ITEM 5.       INTEREST IN SECURITIES OF THE ISSUER.

              Item 5 of Amended Schedule 13D is hereby amended and restated
       in its entirety as follows:


       (a)    AMOUNT BENEFICIALLY OWNED BY EACH REPORTING PERSON AND PERCENT OF
              CLASS:


              Each Reporting Person is deemed to be the "beneficial owner"
       (within the meaning of Rule 13d-3(a) of the Exchange Act) of an
       aggregate of 1,022,386 shares of Common Stock, including 850,000
       shares of Common Stock issuable upon the exercise of the Amended and
       Restated Warrant and 172,386 shares of Common Stock issuable upon
       conversion of the Convertible Notes. See Item 4 above. In addition,
       each Reporting Person may be deemed to be the beneficial owner, for
       the limited purposes described in Items 4 above and 6 below, of (i) an
       additional 3,336,687 shares of Common Stock issued and outstanding as
       of August 17, 2000, and owned by the Principal Shareholders,
       respectively (the "Principal Shareholders Outstanding Shares"), and
       (ii) an additional 2,129,800 shares of Common Stock issuable upon
       exercise of stock options held by the Principal Shareholders as of
       August 17, 2000 (together with the Principal Shareholders Outstanding
       Shares, the "Principal Shareholders Fully Diluted Shares").

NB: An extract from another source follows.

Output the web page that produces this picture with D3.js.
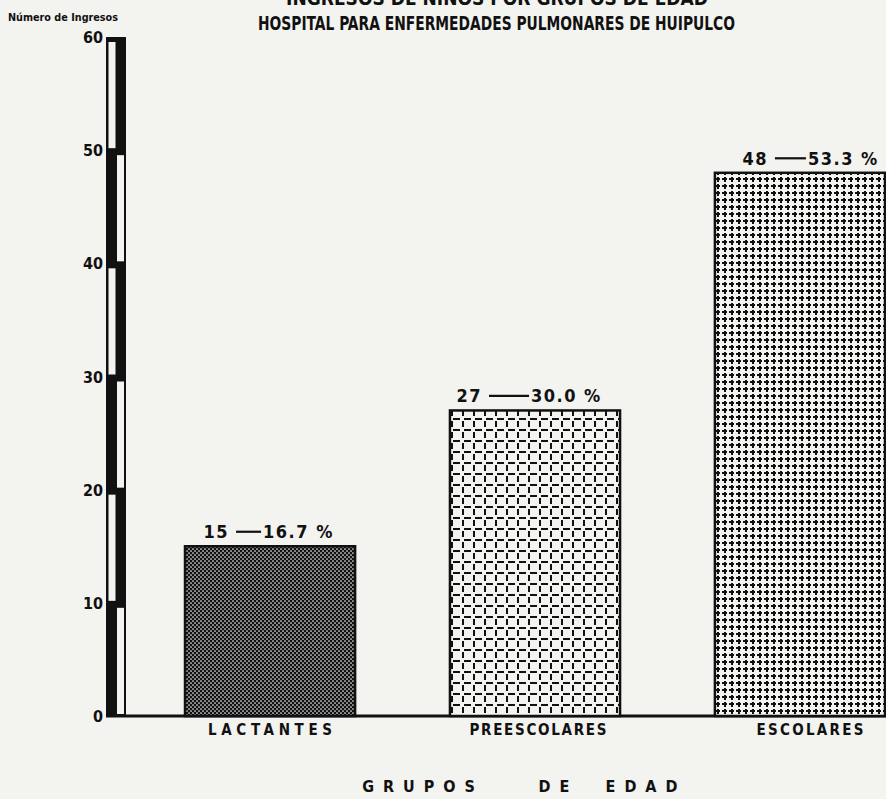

The number
       of Principal Shareholders Fully Diluted Shares was represented by the
       Issuer to the Partnership under the Second Amendment to Securities
       Purchase Agreement. The Reporting Persons have no economic or
       pecuniary interest in, and disclaim beneficial ownership of, the
       Principal Shareholders Fully Diluted Shares.


                                      Page 11 of 16
<PAGE>


              The aggregate number of shares of Common Stock beneficially
       owned by the Reporting Persons constitutes approximately 7.8% of the
       shares of such class. To the extent that a group exists as discussed
       in Item 2 above for the limited purposes described in Items 4 above
       and 6 below, the aggregate number of shares of Common Stock
       beneficially owned by the Reporting Persons, after giving effect to
       the Principal Shareholders Outstanding Shares, would constitute
       approximately 33.1% of the shares of such class and, after giving
       effect to the Principal Shareholders Fully Diluted Shares, would
       constitute approximately 42.4% of the shares of such class. Such
       percentages have been calculated based on 12,136,559 shares of Common
       Stock outstanding at October 30, 2000, as reported by the Issuer in
       its Quarterly Report on Form 10-Q for the quarter ended September 30,
       2000, and were calculated in accordance with Rule 13d-3(d)(1)(i) or
       Rule 13d-5(b)(1), as the case may be.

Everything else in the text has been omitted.